(PROMPT)
Return each line of the data below verbatim; pictures are to be left out.

(MATERIAL)
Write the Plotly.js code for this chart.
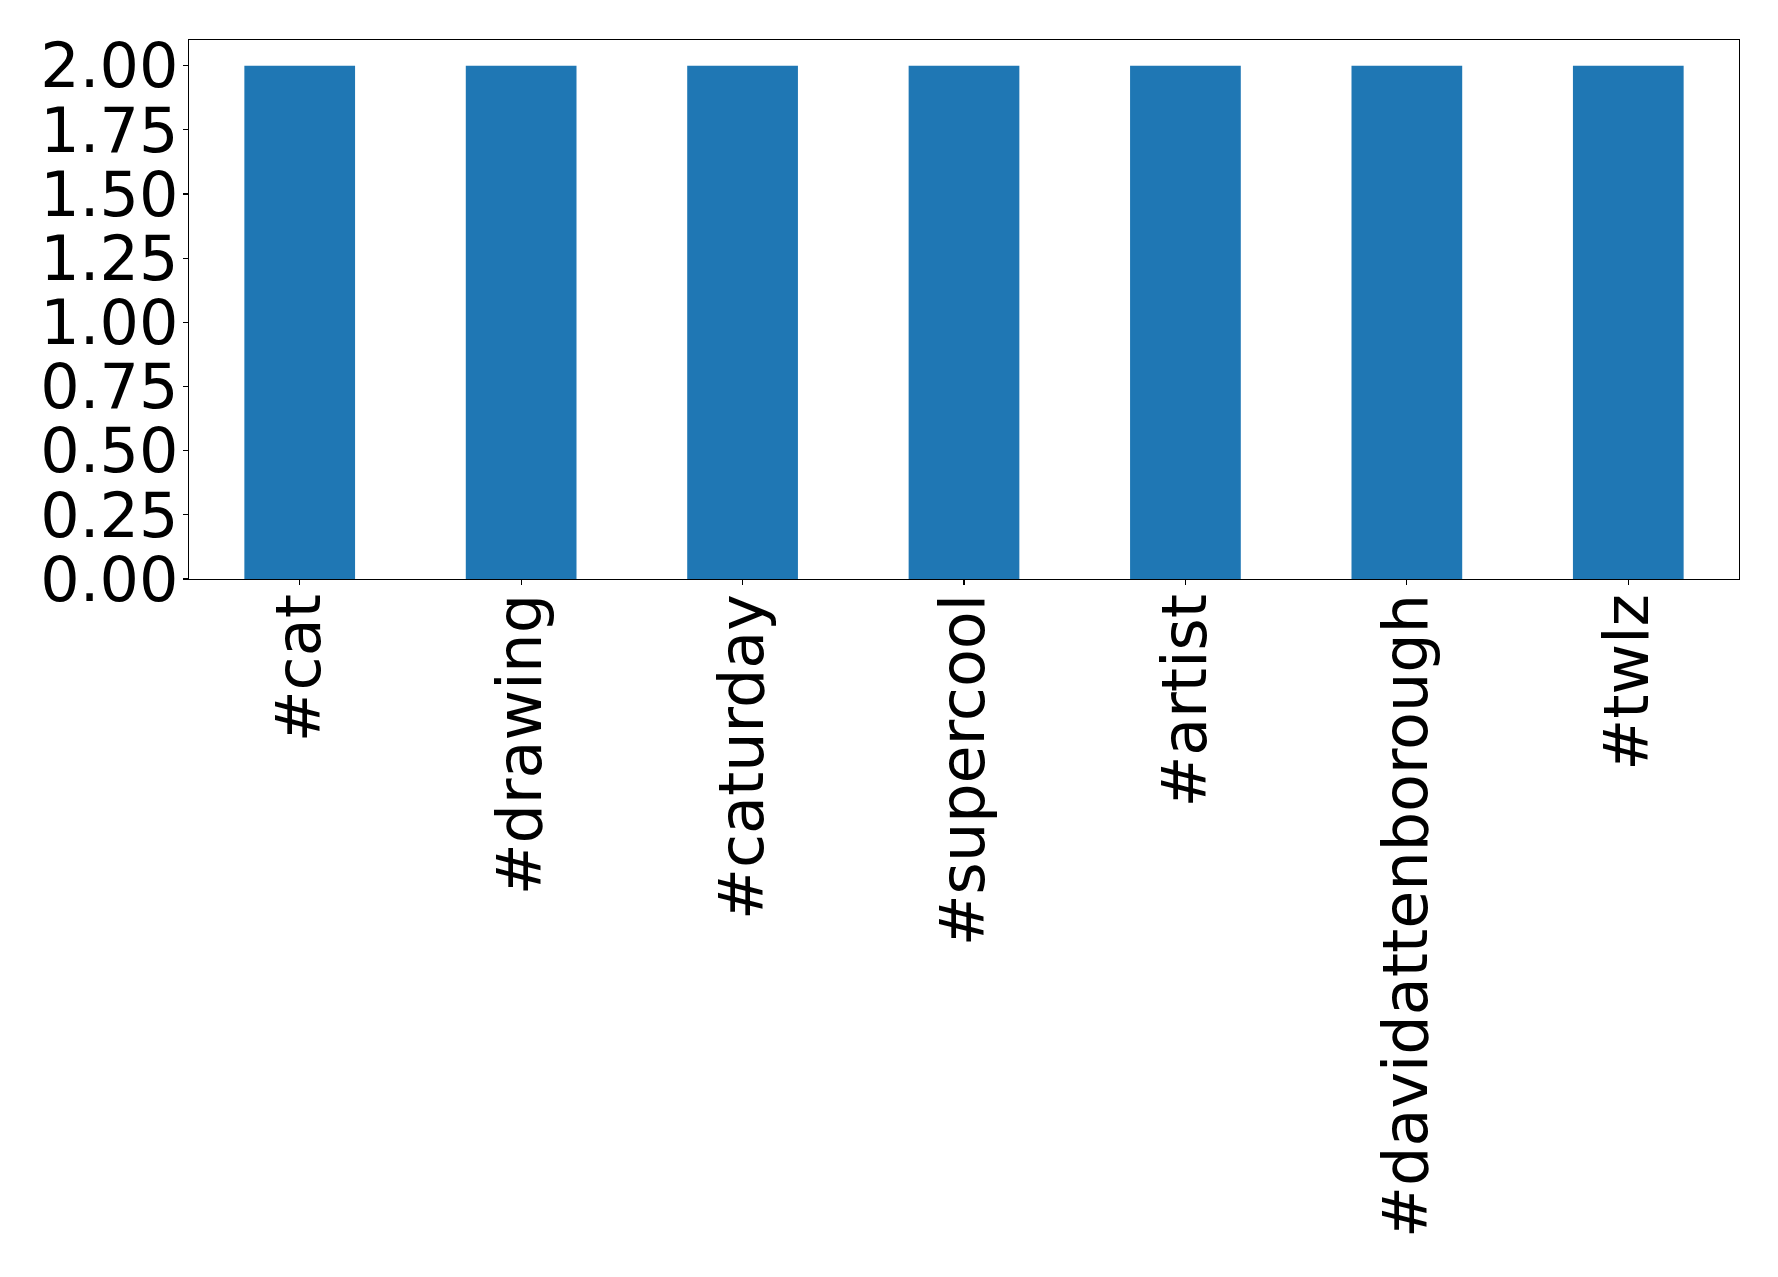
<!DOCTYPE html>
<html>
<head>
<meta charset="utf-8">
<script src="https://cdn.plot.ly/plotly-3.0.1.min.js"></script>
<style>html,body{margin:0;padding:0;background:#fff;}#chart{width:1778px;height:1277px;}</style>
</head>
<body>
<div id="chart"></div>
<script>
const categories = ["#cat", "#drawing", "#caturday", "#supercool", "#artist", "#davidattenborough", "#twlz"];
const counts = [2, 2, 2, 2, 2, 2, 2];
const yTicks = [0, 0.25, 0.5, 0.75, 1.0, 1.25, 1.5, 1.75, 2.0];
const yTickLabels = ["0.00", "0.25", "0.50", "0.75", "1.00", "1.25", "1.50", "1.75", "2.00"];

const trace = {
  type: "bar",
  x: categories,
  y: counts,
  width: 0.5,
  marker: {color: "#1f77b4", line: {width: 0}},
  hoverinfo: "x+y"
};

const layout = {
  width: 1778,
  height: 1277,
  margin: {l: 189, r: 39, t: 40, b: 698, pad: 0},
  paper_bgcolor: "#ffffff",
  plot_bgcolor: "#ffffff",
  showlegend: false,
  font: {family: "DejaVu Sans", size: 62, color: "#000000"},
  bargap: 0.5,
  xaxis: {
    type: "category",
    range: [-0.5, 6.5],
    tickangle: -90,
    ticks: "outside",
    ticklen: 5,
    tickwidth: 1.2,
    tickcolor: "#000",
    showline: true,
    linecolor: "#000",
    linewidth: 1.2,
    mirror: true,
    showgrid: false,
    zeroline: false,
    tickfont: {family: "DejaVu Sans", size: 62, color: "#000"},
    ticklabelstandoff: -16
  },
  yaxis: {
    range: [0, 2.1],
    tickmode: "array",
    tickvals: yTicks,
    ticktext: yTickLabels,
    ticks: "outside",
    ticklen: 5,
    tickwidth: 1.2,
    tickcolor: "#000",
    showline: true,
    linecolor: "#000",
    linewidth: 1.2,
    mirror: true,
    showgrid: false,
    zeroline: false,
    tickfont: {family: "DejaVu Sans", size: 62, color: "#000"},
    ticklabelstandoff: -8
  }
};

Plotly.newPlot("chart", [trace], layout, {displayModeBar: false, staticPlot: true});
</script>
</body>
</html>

(RESPONSE TO THIS TASK)
Write the Plotly.js code for this chart.
<!DOCTYPE html>
<html>
<head>
<meta charset="utf-8">
<script src="https://cdn.plot.ly/plotly-3.0.1.min.js"></script>
<style>html,body{margin:0;padding:0;background:#fff;}#chart{width:1778px;height:1277px;}</style>
</head>
<body>
<div id="chart"></div>
<script>
const categories = ["#cat", "#drawing", "#caturday", "#supercool", "#artist", "#davidattenborough", "#twlz"];
const counts = [2, 2, 2, 2, 2, 2, 2];
const yTicks = [0, 0.25, 0.5, 0.75, 1.0, 1.25, 1.5, 1.75, 2.0];
const yTickLabels = ["0.00", "0.25", "0.50", "0.75", "1.00", "1.25", "1.50", "1.75", "2.00"];

const trace = {
  type: "bar",
  x: categories,
  y: counts,
  width: 0.5,
  marker: {color: "#1f77b4", line: {width: 0}},
  hoverinfo: "x+y"
};

const layout = {
  width: 1778,
  height: 1277,
  margin: {l: 189, r: 39, t: 40, b: 698, pad: 0},
  paper_bgcolor: "#ffffff",
  plot_bgcolor: "#ffffff",
  showlegend: false,
  font: {family: "DejaVu Sans", size: 62, color: "#000000"},
  bargap: 0.5,
  xaxis: {
    type: "category",
    range: [-0.5, 6.5],
    tickangle: -90,
    ticks: "outside",
    ticklen: 5,
    tickwidth: 1.2,
    tickcolor: "#000",
    showline: true,
    linecolor: "#000",
    linewidth: 1.2,
    mirror: true,
    showgrid: false,
    zeroline: false,
    tickfont: {family: "DejaVu Sans", size: 62, color: "#000"},
    ticklabelstandoff: -16
  },
  yaxis: {
    range: [0, 2.1],
    tickmode: "array",
    tickvals: yTicks,
    ticktext: yTickLabels,
    ticks: "outside",
    ticklen: 5,
    tickwidth: 1.2,
    tickcolor: "#000",
    showline: true,
    linecolor: "#000",
    linewidth: 1.2,
    mirror: true,
    showgrid: false,
    zeroline: false,
    tickfont: {family: "DejaVu Sans", size: 62, color: "#000"},
    ticklabelstandoff: -8
  }
};

Plotly.newPlot("chart", [trace], layout, {displayModeBar: false, staticPlot: true});
</script>
</body>
</html>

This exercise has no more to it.